The automobile took a strangely familiar turn. Then another. Before I could grasp the obvious, we were parked once again in front of my parents house! There was an awkward moment of silence. The unthinkable was occurring before my eyes. The unbelievable thought slowly penetrated my mind, “They want me to get out!”

This was my real moment of truth. Obtaining the beer was easy compared with the challenge now confronting me. Would I dare to admit that I had hoped to stay with these kids for a night of partying? Was I crazy? Did I really think I would be invited to join the fun? Did I actually imagine myself to be more than a courier, a necessary means to the end, just a way for these guys to get beer? I had allowed myself to be used. What a fool I now thought myself to be. I would not dare to demonstrate the guts to say what I have often since wished I could have said…”Listen, you dumbs_ _ _s! If you want the beer then you take me with you. It’s a package deal.” Instead, I failed the true test of machismo. I could not risk the horror and dishonor of rejection. I acted as though it never even occurred to me to tag along with this auspicious crowd. Maybe they did not know how much I craved their approval. Maybe they would have welcomed me. Maybe not. I will never know.
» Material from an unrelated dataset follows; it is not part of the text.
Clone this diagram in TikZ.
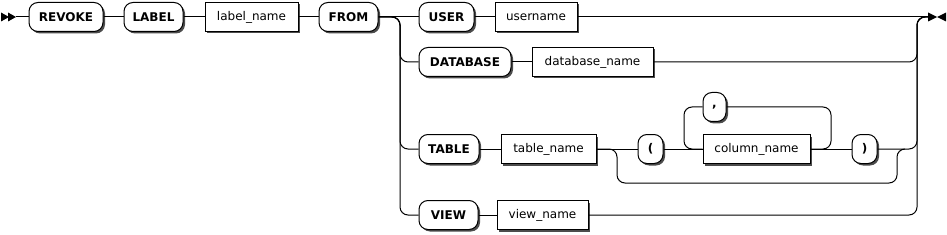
\documentclass[tikz,border=0pt]{standalone}
\usepackage{fontspec}
\setmainfont{DejaVu Sans}
\usetikzlibrary{shadows}
\begin{document}
\begin{tikzpicture}[x=1pt,y=-1pt,line width=1pt,
  boxshadow/.style={drop shadow={shadow xshift=2pt,shadow yshift=-2pt,fill=black!70,opacity=1}},
  term/.style={draw,rounded corners=9pt,fill=white,minimum height=29pt,inner sep=0pt,
    font=\fontsize{12}{14}\selectfont\bfseries,boxshadow},
  nonterm/.style={draw,fill=white,minimum height=29pt,inner sep=0pt,
    font=\fontsize{12}{14}\selectfont,boxshadow},
  conn/.style={rounded corners=8pt},
  tip/.style={fill=black}]
\useasboundingbox (0,0) rectangle (947,235);
% nodes
\node[term,minimum width=74pt] (revoke) at (66,17) {REVOKE};
\node[term,minimum width=59pt] (label) at (153.5,17) {LABEL};
\node[nonterm,minimum width=93pt] (labelname) at (251.5,17) {label\_name};
\node[term,minimum width=59pt] (from) at (348.5,17) {FROM};
\node[term,minimum width=55pt] (user) at (446.5,17) {USER};
\node[nonterm,minimum width=82pt] (username) at (536,17) {username};
\node[term,minimum width=92pt] (database) at (465,62) {DATABASE};
\node[nonterm,minimum width=121pt] (databasename) at (592.5,62) {database\_name};
\node[term,minimum width=60pt] (table) at (449,149) {TABLE};
\node[nonterm,minimum width=95pt] (tablename) at (548.5,149) {table\_name};
\node[term,minimum width=25pt] (lparen) at (650.5,149) {(};
\node[term,minimum width=23pt] (comma) at (714.5,107) {,};
\node[nonterm,minimum width=107pt] (columnname) at (756.5,149) {column\_name};
\node[term,minimum width=25pt] (rparen) at (864.5,149) {)};
\node[term,minimum width=59pt] (view) at (448.5,215) {VIEW};
\node[nonterm,minimum width=91pt] (viewname) at (542.5,215) {view\_name};
% coordinates
\coordinate (start) at (16,17);
\coordinate (end) at (928,17);
\coordinate (splitL) at (400,17);
\coordinate (joinR) at (917,17);
\coordinate (bpL) at (617,183);
\coordinate (bpR) at (897,183);
\coordinate (bpRt) at (905,149);
\coordinate (loopL) at (684,107);
\coordinate (loopR) at (831,107);
% start / end marks
\fill[tip] (1,12.5) -- (9,17) -- (1,21.5) -- cycle;
\fill[tip] (8,12.5) -- (16,17) -- (8,21.5) -- cycle;
\fill[tip] (928,12.5) -- (937,17) -- (928,21.5) -- cycle;
\fill[tip] (946,12.5) -- (937,17) -- (946,21.5) -- cycle;
% connectors
\draw (start) -- (revoke);
\draw (revoke) -- (label);
\draw (label) -- (labelname);
\draw (labelname) -- (from);
\draw (from) -- (user);
\draw (user) -- (username);
\draw (username) -- (end);
\draw[conn] (from.east) -- (splitL) |- (database.west);
\draw[conn] (from.east) -- (splitL) |- (table.west);
\draw[conn] (from.east) -- (splitL) |- (view.west);
\draw (database) -- (databasename);
\draw (table) -- (tablename);
\draw (view) -- (viewname);
\draw (tablename) -- (lparen);
\draw (lparen) -- (columnname);
\draw (columnname) -- (rparen);
\draw[conn] (columnname.east) -| (loopR) -- (comma.east);
\draw[conn] (columnname.west) -| (loopL) -- (comma.west);
\draw[conn] (tablename.east) -| (bpL) -- (bpR) |- (bpRt);
\draw[conn] (databasename.east) -| (joinR) -- (end);
\draw[conn] (rparen.east) -| (joinR) -- (end);
\draw[conn] (viewname.east) -| (joinR) -- (end);
\end{tikzpicture}
\end{document}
I quickly exited the automobile. “Thanks for the beer”, one of the boys yelled driving away. I waved back, “No problem.”  My mom was surprised to see me. “You’re home early. Did you have fun?” I mumbled something adolescent like, “Yeah. It was O.K.” 
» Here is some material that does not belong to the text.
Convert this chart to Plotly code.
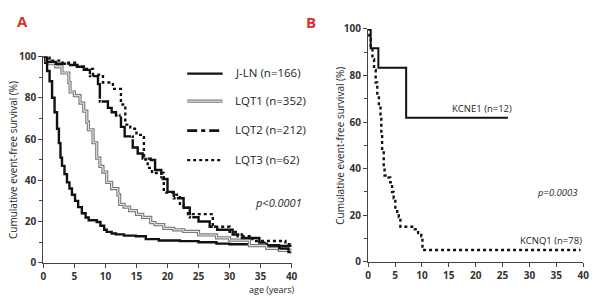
import plotly.graph_objects as go

# ---------------- data ----------------
jln_t = [0, 0.3, 0.6, 1.0, 1.4, 1.8, 2.2, 2.5, 2.75, 3.0, 3.4, 3.8, 4.2, 4.6, 5.1, 5.6, 6.2, 6.8, 7.3,
         8.6, 9.2, 9.8, 10.2, 11.0, 11.7, 13.0, 14.9, 16.5, 18.6, 22, 25, 27.9, 30, 33.2, 36, 40]
jln_s = [100, 97, 93, 88, 80, 73, 65, 58, 51, 47, 43, 39, 36, 33, 30, 27, 24, 22, 20.6,
         19.8, 18, 16, 15, 14.2, 13.8, 13.2, 12.9, 11.5, 10.8, 10.5, 10, 9.3, 9, 8.3, 8.2, 8]

lqt1_t = [0, 0.5, 1, 2, 3, 4.1, 4.3, 5.0, 5.9, 6.5, 7.0, 7.25, 8.0, 8.6, 9.1, 9.6, 10.2, 11, 12.0, 12.3,
          13, 13.9, 15, 16, 17.3, 18, 19.4, 21, 22.6, 25, 27.9, 30, 33.2, 36, 38, 40]
lqt1_s = [100, 98, 96.5, 95, 92, 87.4, 82.8, 81, 77.4, 73.5, 68.2, 64.5, 58.2, 50.7, 46.7, 44, 39, 36, 32.9, 28.3,
          27, 25.3, 23.5, 22, 19.5, 18.5, 16.7, 16, 15.2, 13.5, 12.1, 11, 8.3, 7, 6, 4.5]

lqt2_t = [0, 0.6, 2, 4.3, 5.5, 6.5, 7.5, 8.8, 9.1, 10.4, 11.0, 11.7, 12.5, 13.1, 14.4, 15.2, 16, 17.3, 18,
          19, 20, 21, 22.6, 23.6, 25, 26.8, 28, 30.5, 32, 34.8, 36, 38, 39.5, 40]
lqt2_s = [100, 97.4, 96.5, 95.9, 95, 93.5, 90.5, 86.6, 78.2, 75.1, 73, 71.4, 65.9, 61.3, 55.9, 53, 50.5, 49.8, 45,
          40.6, 34.4, 31.3, 26.7, 22.1, 20, 17.5, 16, 13.7, 12, 9.8, 8.5, 7, 5.2, 5]

lqt3_t = [0, 1, 3, 5.4, 6.5, 8, 9.6, 11.2, 12.5, 13.2, 14, 15, 16.2, 16.8, 17.5, 19.4, 21, 22, 22.6, 23.3,
          27.3, 30, 31.3, 33.7, 39, 40]
lqt3_s = [100, 98, 97, 95, 94, 91.2, 87.4, 84.3, 76.7, 67, 65, 62, 50, 46, 43.5, 34, 33, 28, 26.7, 23.6,
          17.5, 15, 12.9, 10.6, 9, 9]

kcne1_t = [0, 0.48, 1.9, 7.07, 26.0]
kcne1_s = [100, 91.7, 83.3, 61.9, 61.9]

kcnq1_t = [0, 0.2, 0.48, 0.8, 1.1, 1.4, 1.7, 2.0, 2.3, 2.45, 2.6, 2.9, 3.05, 3.8, 4.1, 4.45, 4.75, 5.06, 5.4,
           5.7, 6.0, 8.7, 9.3, 9.9, 10.1, 39.5]
kcnq1_s = [100, 96, 91.2, 87, 82.4, 77, 71.6, 67, 62, 55, 47.8, 41, 37.1, 36.2, 34.2, 30, 27.3, 23.3, 21,
           19.2, 15.1, 14, 12.4, 11, 5.1, 5.1]

legend_names = ["J-LN (n=166)", "LQT1 (n=352)", "LQT2 (n=212)", "LQT3 (n=62)"]
x_ticks = [0, 5, 10, 15, 20, 25, 30, 35, 40]
y_ticks = [0, 20, 40, 60, 80, 100]

# ---------------- figure ----------------
W, H = 600, 305
def px(x):
    return x / W
def py(y):
    return 1 - y / H

BLACK = "#111111"
LQT2_DASH = "30px,1.2px,2px,1.2px"

fig = go.Figure()

def step(x, y, ax, color, width, dash="solid", name=""):
    fig.add_trace(go.Scatter(x=x, y=y, mode="lines", line=dict(color=color, width=width, dash=dash, shape="hv"),
                             xaxis=ax[0], yaxis=ax[1], showlegend=False, name=name, hoverinfo="skip",
                             cliponaxis=False))

A = ("x", "y")
B = ("x2", "y2")
step(jln_t, jln_s, A, BLACK, 2.4, name=legend_names[0])
step(lqt1_t, lqt1_s, A, "#7a7a7a", 3.2, name=legend_names[1])
step(lqt1_t, lqt1_s, A, "#ffffff", 0.9)
step(lqt3_t, lqt3_s, A, BLACK, 2.4, dash="dot", name=legend_names[3])
step(lqt2_t, lqt2_s, A, BLACK, 2.4, dash=LQT2_DASH, name=legend_names[2])

step(kcne1_t, kcne1_s, B, BLACK, 2.0, name="KCNE1 (n=12)")
step(kcnq1_t, kcnq1_s, B, BLACK, 2.4, dash="dot", name="KCNQ1 (n=78)")

tickfont = dict(family="Open Sans", size=10, color="#333333", weight="bold")
axline = dict(showline=True, linecolor="#444444", linewidth=1.3, ticks="outside", ticklen=4,
              tickcolor="#444444", tickwidth=1.2, showgrid=False, zeroline=False, tickfont=tickfont,
              fixedrange=True)

fig.update_layout(
    width=W, height=H, margin=dict(l=0, r=0, t=0, b=0),
    plot_bgcolor="white", paper_bgcolor="white",
    xaxis=dict(domain=[px(41), px(293)], range=[0, 40], tickvals=x_ticks, anchor="y", **axline),
    yaxis=dict(domain=[py(268), py(51)], range=[0, 100], tickvals=y_ticks, anchor="x",
               minor=dict(tickvals=[10, 30, 50, 70, 90], ticks="outside", ticklen=3, tickcolor="#444444"),
               **axline),
    xaxis2=dict(domain=[px(370.7), px(589)], range=[0, 40], tickvals=x_ticks, anchor="y2", **axline),
    yaxis2=dict(domain=[py(267), py(22)], range=[0, 100], tickvals=y_ticks, anchor="x2",
                minor=dict(tickvals=[10, 30, 50, 70, 90], ticks="outside", ticklen=3, tickcolor="#444444"),
                **axline),
)

TXT = "#1e1e1e"
def ann(text, x, y, size=10, color=TXT, xanchor="center", angle=0, bold=False):
    fig.add_annotation(text=text, x=px(x), y=py(y), xref="paper", yref="paper", showarrow=False,
                       xanchor=xanchor, yanchor="middle", textangle=angle,
                       font=dict(family="Open Sans", size=size, color=color,
                                 weight="bold" if bold else "normal"))

RED = "#d8312f"
ann("A", 20, 14, size=15, color=RED, bold=True)
ann("B", 313, 15, size=15, color=RED, bold=True)
ann("Cumulative event-free survival (%)", 10, 160, size=10, angle=-90)
ann("Cumulative event-free survival (%)", 342, 145, size=10, angle=-90)
ann("age (years)", 273, 296, size=9)
ann("<i>p&lt;0.0001</i>", 254, 205, size=11, xanchor="left")
ann("<i>p=0.0003</i>", 540, 194, size=9.5, xanchor="left")
ann("KCNE1 (n=12)", 454, 106, size=9.5, xanchor="left")
ann("KCNQ1 (n=78)", 523, 245, size=9.5, xanchor="left")

# legend (panel A)
leg_y = [69, 98, 129, 160]
leg_styles = [
    [dict(color=BLACK, width=2.4, dash="solid")],
    [dict(color="#7a7a7a", width=3.2, dash="solid"), dict(color="#ffffff", width=0.9, dash="solid")],
    [dict(color=BLACK, width=2.6, dash="10px,4px,4px,4px")],
    [dict(color=BLACK, width=2.4, dash="dot")],
]
for name, yy, styles in zip(legend_names, leg_y, leg_styles):
    for st in styles:
        fig.add_shape(type="line", xref="paper", yref="paper", x0=px(187), x1=px(223), y0=py(yy), y1=py(yy),
                      line=st)
    ann(name, 233, yy - 1, size=11.5, xanchor="left")

fig.write_html("out.html", config={"displayModeBar": False},
               post_script="document.body.style.margin='0px';")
Quietly, in my bedroom, early on a Friday night in 1968, I stared in silence at the draft card. It was my ticket to beer, girls, and popularity. I briefly savored the possibilities. Somehow, deep inside, I knew it was folly to pursue a career as my high school’s most notorious beer smuggler. It would bring even more of the same unhappiness and shame I had experienced minutes ago. It might even destroy my life and endanger the lives of other stupid teens who wanted to drink and drive. I made the most courageous decision I was then capable of making; a decision I am still proud of and never once regretted… I tore up the draft card.